The industry lobby group attributed the expected drop in production to changes to mining taxes introduced in January, which is driving companies to cut output.
“The new tax regime forced miners to do the unthinkable – cut production – because many cannot afford to continue producing as before,” it said in a statement.
Zambia, Africa’s second largest copper producer, churned out 861,946 tonnes of the metal last year. In the first three months of this year, the nation’s copper output fell by 11.3% to 195,244 tonnes, compared to the previous quarter, the Bank of Zambia said earlier this week.
Copper output in Africa’s second largest producer could decline by as much as 100,000 tonnes this year, adding to recent, sharp declines at the world’s main producing nations.
The world’s main copper producing nations have been showing output declines this year, according to the latest monthly bulletin from the International Copper Study Group (ICSG).
Global production declined 2.4% in February 2019, when compared to the same month last year, with 1,515kt (19,749ktpa) of contained copper produced globally.
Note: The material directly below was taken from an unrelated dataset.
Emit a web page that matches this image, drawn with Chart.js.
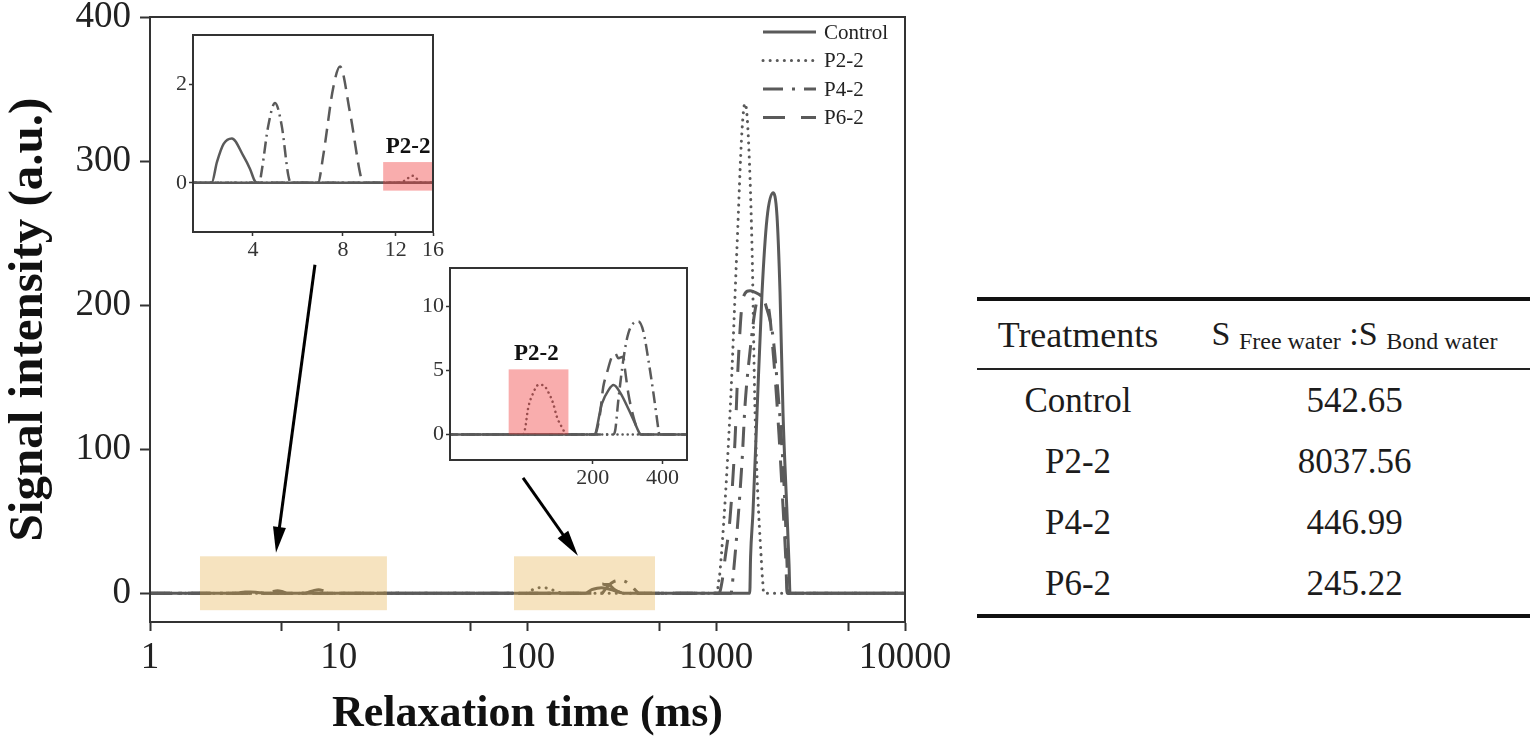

Chile, the world’s No.1 producer of the metal, led the pack with output down 7.1 % y/y to 415.9kt (5,412ktpa) while Peru, the second main global producer, saw its output fell by 5.1% y/y to 176.1kt (2,296ktpa).
Despite weaker copper production so far this year, ICSG data indicates a small surplus in February of 74kt with refined usage down 14% y/y, totalling 1,758kt (22,917ktpa).
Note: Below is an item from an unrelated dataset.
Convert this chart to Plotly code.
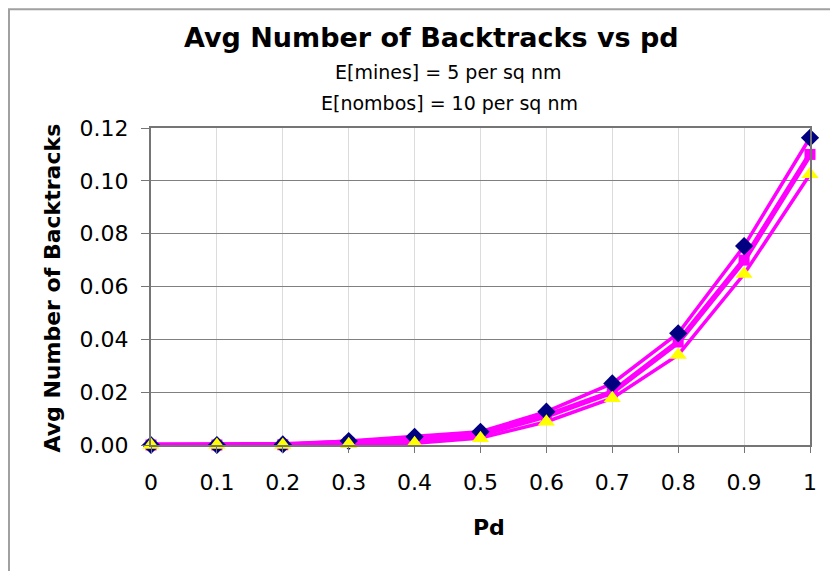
import plotly.graph_objects as go

pd_vals = [0, 0.1, 0.2, 0.3, 0.4, 0.5, 0.6, 0.7, 0.8, 0.9, 1.0]
tick_labels = ["0", "0.1", "0.2", "0.3", "0.4", "0.5", "0.6", "0.7", "0.8", "0.9", "1"]
series_blue = [0, 0, 0.0002, 0.0015, 0.0031, 0.0050, 0.0126, 0.0233, 0.0423, 0.0753, 0.1163]
series_magenta = [0, 0, 0.0001, 0.0010, 0.0020, 0.0040, 0.0110, 0.0200, 0.0390, 0.0700, 0.1100]
series_yellow = [0, 0, 0, 0.0003, 0.0007, 0.0026, 0.0088, 0.0177, 0.0341, 0.0647, 0.1025]

FONT = "DejaVu Sans"
MAG = "#FF00FF"

fig = go.Figure()
# lines first
for ys, w in [(series_blue, 3.5), (series_magenta, 5.5), (series_yellow, 3.5)]:
    fig.add_trace(go.Scatter(x=pd_vals, y=ys, mode="lines",
                             line=dict(color=MAG, width=w), showlegend=False,
                             hoverinfo="skip", cliponaxis=False))
# markers
fig.add_trace(go.Scatter(x=pd_vals, y=series_magenta, mode="markers",
                         marker=dict(symbol="square", size=11, color=MAG),
                         showlegend=False, cliponaxis=False))
fig.add_trace(go.Scatter(x=pd_vals, y=series_blue, mode="markers",
                         marker=dict(symbol="diamond", size=14, color="#000080"),
                         showlegend=False, cliponaxis=False))
fig.add_trace(go.Scatter(x=pd_vals, y=series_yellow, mode="markers",
                         marker=dict(symbol="triangle-up", size=15, color="#FFFF00"),
                         showlegend=False, cliponaxis=False))

fig.update_layout(
    width=838, height=571,
    margin=dict(l=143, r=36, t=120, b=134),
    paper_bgcolor="white", plot_bgcolor="white",
    font=dict(family=FONT, color="black"),
    showlegend=False,
    xaxis=dict(range=[0, 1], tickvals=pd_vals, ticktext=tick_labels,
               showgrid=True, gridcolor="#dcdcdc", gridwidth=1,
               showline=True, linecolor="#757575", linewidth=2, mirror=True,
               ticks="outside", ticklen=6, tickcolor="#757575",
               tickfont=dict(size=22, family=FONT), ticklabelstandoff=11,
               zeroline=False),
    yaxis=dict(range=[0, 0.12], dtick=0.02, tickformat=".2f",
               showgrid=True, gridcolor="#808080", gridwidth=1,
               showline=True, linecolor="#757575", linewidth=2, mirror=True,
               ticks="outside", ticklen=8, tickcolor="#757575",
               tickfont=dict(size=22, family=FONT), ticklabelstandoff=8,
               zeroline=False),
    shapes=[dict(type="rect", xref="paper", yref="paper",
                 x0=-0.2155, x1=1.2, y0=-0.6, y1=1.375,
                 line=dict(color="#a0a0a0", width=2), layer="below")],
    annotations=[
        dict(text="<b>Avg Number of Backtracks vs pd</b>", xref="paper", yref="paper",
             x=0.4264, y=1.287, xanchor="center", yanchor="middle", showarrow=False,
             font=dict(size=27, family=FONT)),
        dict(text="E[mines] = 5 per sq nm", xref="paper", yref="paper",
             x=0.4507, y=1.1767, xanchor="center", yanchor="middle", showarrow=False,
             font=dict(size=19, family=FONT)),
        dict(text="E[nombos] = 10 per sq nm", xref="paper", yref="paper",
             x=0.4537, y=1.0789, xanchor="center", yanchor="middle", showarrow=False,
             font=dict(size=19, family=FONT)),
        dict(text="<b>Avg Number of Backtracks</b>", xref="paper", yref="paper",
             x=-0.150, y=0.494, xanchor="center", yanchor="middle", showarrow=False,
             textangle=-90, font=dict(size=22, family=FONT)),
        dict(text="<b>Pd</b>", xref="paper", yref="paper",
             x=0.513, y=-0.259, xanchor="center", yanchor="middle", showarrow=False,
             font=dict(size=22, family=FONT)),
    ],
)

fig.write_html("out.html")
Industry analysts at CRU believe that is undeniable that global demand for copper will soon surpass supply, the world may not need as many new mines as originally forecast.
Over the past year there has been board approval for several high-profile expansions and new projects that are due on-stream over the next five years.
CRU says the coming online of major projects, including Anglo American’s Quellaveco (2022), Teck Resources’ Quebrada Blanca expansion (2021) and First Quantum’s Cobre Panama (already in production) should momentarily eliminate the gap between supply and demand.
The research group now expects 900,000 tonnes a year more mine copper supply by the early 2020s than at this time in 2018.
The EV effect
While the effect on copper demand from the electric vehicles (EVs) sector is expected to be important, the consensus is that it will not meaningfully impact on demand until the second half of the 2020s, CRU says.
The red metal is a key component in the lithium-ion batteries used in EVs, as well as power inverters and in the charging infrastructure needed to keep them running.
Data released by the International Copper Association (ICA), an industry-funded body, shows more than 40 million charging ports will be needed over the next decade, consuming an extra 100,000 tonnes of copper a year by 2027.
From those stations, at least 3 million will be built in China by 2030, according to the study.
Consumption from the car industry will also weigh on demand, but later. An average gasoline-powered car uses about 20 kg of copper, mainly as wiring. A hybrid needs about 40 kg and a fully electric car has roughly 80 kg of copper (176 pounds).
It means that, in the next decade, global copper demand will increase between 3 and 5 million tonnes, experts predict. Once electric vehicles become popular, they estimate demand to reach 11,000,000 tonnes of new copper for EV’s alone.
Copper is also a key element in green technologies and renewables, which despite being adopted at a fast pace, they still represent only a minor percentage of the world’s total energy production.